Pakistan’s former ambassador to the US Husain Haqqani has initiated libel proceedings against a Pakistani newspaper over accusing him of being an Indian and American agent and wrongly claiming that he was a fugitive of Pakistan’s law.
Haqqani, who is currently living in the US as a scholar at The Hudson Institute, a top American think tank, is seeking damages to the tune of 15 billion Pakistani Rupees ($95 million).
In a legal notice to The Nation newspaper of Lahore and Islamabad, Haqqani lawyer Yasser Latif Hamdani demanded an immediate retraction and apology for articles attributed to a Russian writer.

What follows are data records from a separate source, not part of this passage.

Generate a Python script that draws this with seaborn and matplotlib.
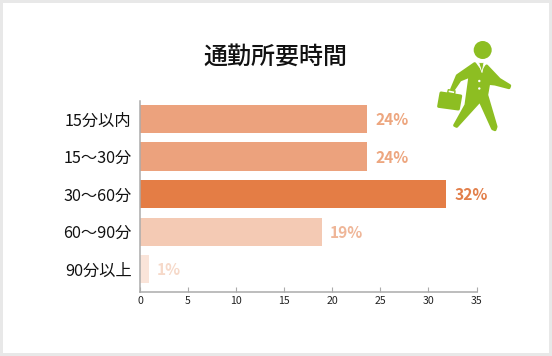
import matplotlib
matplotlib.use('Agg')
import matplotlib.pyplot as plt
from matplotlib.patches import Circle, Polygon, Rectangle
import pandas as pd
import seaborn as sns

categories = ['15分以内', '15〜30分', '30〜60分', '60〜90分', '90分以上']
values = [23.6, 23.6, 31.8, 18.9, 0.9]
value_labels = ['24%', '24%', '32%', '19%', '1%']
colors = ['#ECA27D', '#ECA27D', '#E47D45', '#F4CAB4', '#FAE4D9']
label_colors = ['#EDA67F', '#EDA67F', '#E27F4A', '#EFB698', '#F6D9C9']
xticks = [0, 5, 10, 15, 20, 25, 30, 35]

W, H = 552, 356

sns.set_theme(style='white')
plt.rcParams['font.family'] = ['Noto Sans CJK JP', 'DejaVu Sans']

fig = plt.figure(figsize=(W / 100, H / 100), dpi=100, facecolor='white')

# overlay in pixel coordinates for the frame and the icon
bg = fig.add_axes([0, 0, 1, 1], zorder=0)
bg.set_xlim(0, W)
bg.set_ylim(H, 0)
bg.axis('off')
bg.add_patch(Rectangle((0, 0), W, H, fc='#E8E8E8', ec='none'))
bg.add_patch(Rectangle((3, 3), 546, 350, fc='white', ec='none'))


def z(points):
    return [(400 + px / 3, 20 + py / 3) for px, py in points]


green = '#8DBE22'
round_edge = dict(fc=green, ec=green, lw=2.2, joinstyle='round')
bg.add_patch(Circle((482.7, 50), 9, fc=green, ec='none'))
bg.add_patch(Polygon(z([(224, 131), (172, 167), (155, 208), (160, 209), (180, 180), (210, 168),
                        (198, 255), (164, 316), (170, 319), (240, 242), (278, 326), (285, 329),
                        (288, 320), (260, 225), (266, 190), (285, 192), (327, 203), (329, 197),
                        (298, 178), (260, 138), (245, 160)]), **round_edge))
bg.add_patch(Polygon(z([(236, 128), (252, 128), (246, 158)]), fc=green, ec='white', lw=0.6))
bg.add_patch(Polygon(z([(123, 219), (182, 228), (175, 267), (116, 259)]), **round_edge))
bg.add_patch(Polygon(z([(145, 209), (165, 213), (164, 222), (143, 218)]), fc='white', ec=green, lw=1))
bg.add_patch(Circle((479.3, 81), 1.2, fc='white', ec='none'))
bg.add_patch(Circle((479.3, 88.5), 1.2, fc='white', ec='none'))

ax = fig.add_axes([140 / W, 1 - 292 / H, 336.5 / W, 191 / H], zorder=1)
ax.patch.set_alpha(0)

df = pd.DataFrame({'category': categories, 'value': values})
sns.barplot(data=df, x='value', y='category', hue='category', palette=colors,
            legend=False, width=0.75, saturation=1, linewidth=0, ax=ax)

ax.set_xlim(0, 35)
ax.set_ylim(4.61, -0.48)
ax.set_xlabel('')
ax.set_ylabel('')
ax.set_xticks(xticks)
sns.despine(ax=ax)
for side in ['left', 'bottom']:
    ax.spines[side].set_color('#ABABAB')
    ax.spines[side].set_linewidth(1.1)
ax.tick_params(axis='x', direction='in', length=3.6, width=0.8, color='#ABABAB',
               labelsize=7.6, labelcolor='#222222', pad=3, bottom=True)
ax.tick_params(axis='y', length=0, labelsize=11.7, labelcolor='#111111', pad=6)

for i, val in enumerate(values):
    ax.annotate(value_labels[i], (val, i), xytext=(6, -0.7), textcoords='offset points',
                va='center', ha='left', fontsize=11.2, fontweight='bold', color=label_colors[i])

fig.text(275.5 / W, 1 - 56.5 / H, '通勤所要時間', ha='center', va='center',
         fontsize=17.3, color='#111111', fontweight='medium')

fig.savefig('out.png', dpi=100)
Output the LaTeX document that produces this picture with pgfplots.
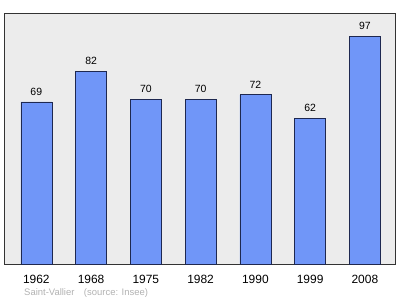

Failing an apology, Haqqani’s lawyer would start legal proceedings not only in Pakistan but also in the UK and other jurisdictions where the newspaper’s online edition is read, seeking damages to the tune of Pakistani Rupees 15 billion ($95 million).
Although Pakistani courts seldom act in libel cases or take too long to decide them, several prominent Pakistanis have succeeded in winning large damages from British courts.
The articles defended the appointment of the new ISI chief, blamed Haqqani for criticising the ISI, and claimed that Haqqani had been “found guilty by a Pakistani court of authoring a memo in 2012 requesting American support against his homeland’s military”.
They also accused Haqqani, now a scholar at The Hudson Institute, a top American think tank, of advancing Indian interests, a practice common in Pakistani media to condemn critics of the Pakistani military establishment.
The legal notice said Haqqani “has always endeavoured lawfully and constitutionally to uphold democracy and civilian supremacy in Pakistan” and that contrary to propaganda he had not been found guilty of any crime in any court of law”.